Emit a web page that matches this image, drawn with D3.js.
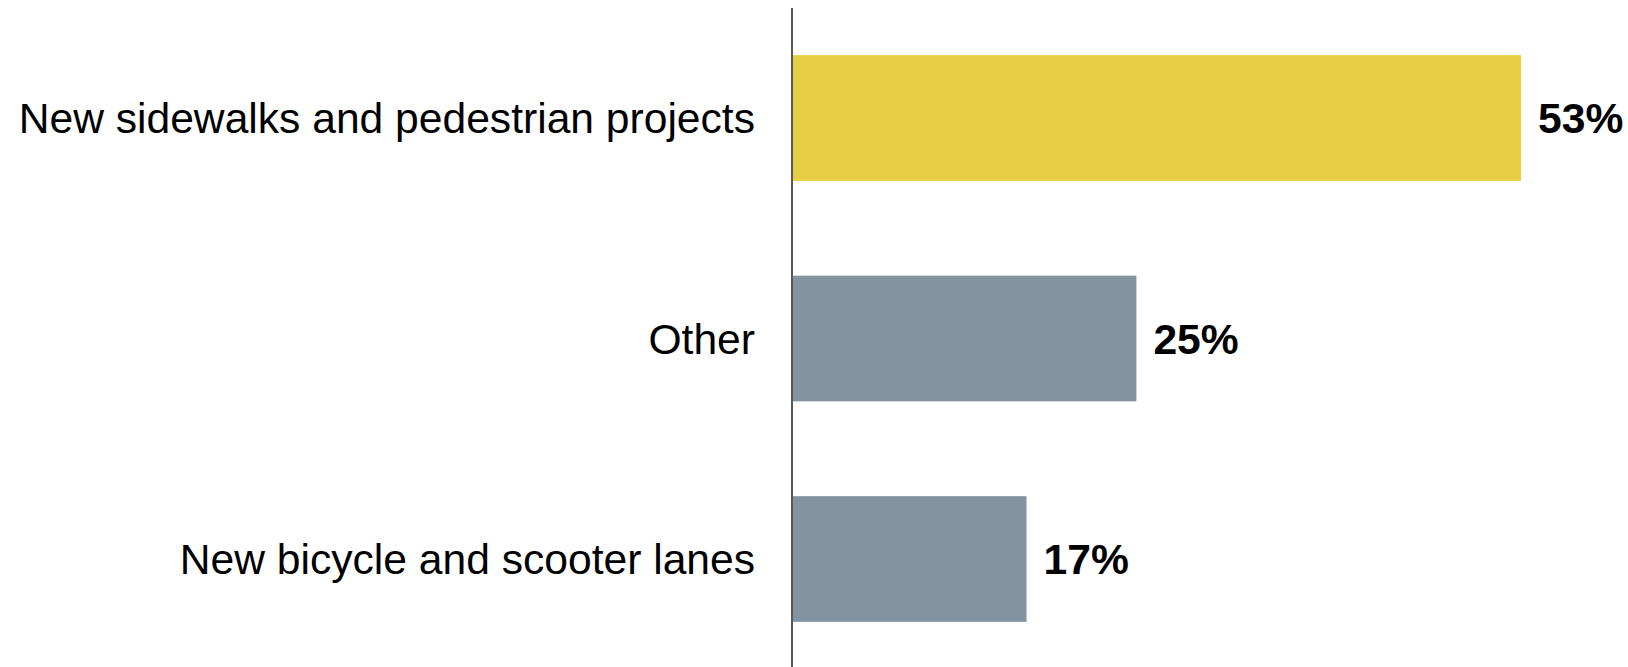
<!DOCTYPE html>
<html><head><meta charset="utf-8">
<script src="https://cdn.jsdelivr.net/npm/d3@7"></script>
<style>html,body{margin:0;padding:0;background:#fff;}svg{display:block;}</style>
</head><body>
<script>
const categories = ["New sidewalks and pedestrian projects", "Other", "New bicycle and scooter lanes"];
const values = [53, 25, 17];
const barColors = ["#E8CE45", "#8294A0", "#8294A0"];

const W = 1628, H = 667;
const svg = d3.select("body").append("svg").attr("width", W).attr("height", H);

const x0 = 793;
const x = d3.scaleLinear().domain([0, 53]).range([x0, 1521]);
const y = d3.scaleBand().domain(categories).range([7.75, 669.25]).paddingInner(0.43).paddingOuter(0.215);

svg.selectAll("rect.bar").data(values).join("rect")
  .attr("class", "bar")
  .attr("x", x(0))
  .attr("y", (d, i) => y(categories[i]))
  .attr("width", d => x(d) - x(0))
  .attr("height", y.bandwidth())
  .attr("fill", (d, i) => barColors[i]);

svg.append("line").attr("x1", 792).attr("x2", 792).attr("y1", 8).attr("y2", H)
  .attr("stroke", "#222").attr("stroke-width", 1.5);

svg.selectAll("text.cat").data(categories).join("text")
  .attr("class", "cat")
  .attr("x", 755)
  .attr("y", d => y(d) + y.bandwidth() / 2)
  .attr("dy", "0.36em")
  .attr("text-anchor", "end")
  .attr("font-family", "Liberation Sans, Arial, sans-serif")
  .attr("font-size", 42.6)
  .attr("fill", "#000")
  .text(d => d);

svg.selectAll("text.val").data(values).join("text")
  .attr("class", "val")
  .attr("x", d => x(d) + 17)
  .attr("y", (d, i) => y(categories[i]) + y.bandwidth() / 2)
  .attr("dy", "0.36em")
  .attr("font-family", "Liberation Sans, Arial, sans-serif")
  .attr("font-weight", "bold")
  .attr("font-size", 42.6)
  .attr("fill", "#000")
  .text(d => d + "%");
</script>
</body></html>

Exercise instructions >>
All the material shown above is to be copied exactly, with no pictures carried over.

Solution for this exercise >>
Emit a web page that matches this image, drawn with D3.js.
<!DOCTYPE html>
<html><head><meta charset="utf-8">
<script src="https://cdn.jsdelivr.net/npm/d3@7"></script>
<style>html,body{margin:0;padding:0;background:#fff;}svg{display:block;}</style>
</head><body>
<script>
const categories = ["New sidewalks and pedestrian projects", "Other", "New bicycle and scooter lanes"];
const values = [53, 25, 17];
const barColors = ["#E8CE45", "#8294A0", "#8294A0"];

const W = 1628, H = 667;
const svg = d3.select("body").append("svg").attr("width", W).attr("height", H);

const x0 = 793;
const x = d3.scaleLinear().domain([0, 53]).range([x0, 1521]);
const y = d3.scaleBand().domain(categories).range([7.75, 669.25]).paddingInner(0.43).paddingOuter(0.215);

svg.selectAll("rect.bar").data(values).join("rect")
  .attr("class", "bar")
  .attr("x", x(0))
  .attr("y", (d, i) => y(categories[i]))
  .attr("width", d => x(d) - x(0))
  .attr("height", y.bandwidth())
  .attr("fill", (d, i) => barColors[i]);

svg.append("line").attr("x1", 792).attr("x2", 792).attr("y1", 8).attr("y2", H)
  .attr("stroke", "#222").attr("stroke-width", 1.5);

svg.selectAll("text.cat").data(categories).join("text")
  .attr("class", "cat")
  .attr("x", 755)
  .attr("y", d => y(d) + y.bandwidth() / 2)
  .attr("dy", "0.36em")
  .attr("text-anchor", "end")
  .attr("font-family", "Liberation Sans, Arial, sans-serif")
  .attr("font-size", 42.6)
  .attr("fill", "#000")
  .text(d => d);

svg.selectAll("text.val").data(values).join("text")
  .attr("class", "val")
  .attr("x", d => x(d) + 17)
  .attr("y", (d, i) => y(categories[i]) + y.bandwidth() / 2)
  .attr("dy", "0.36em")
  .attr("font-family", "Liberation Sans, Arial, sans-serif")
  .attr("font-weight", "bold")
  .attr("font-size", 42.6)
  .attr("fill", "#000")
  .text(d => d + "%");
</script>
</body></html>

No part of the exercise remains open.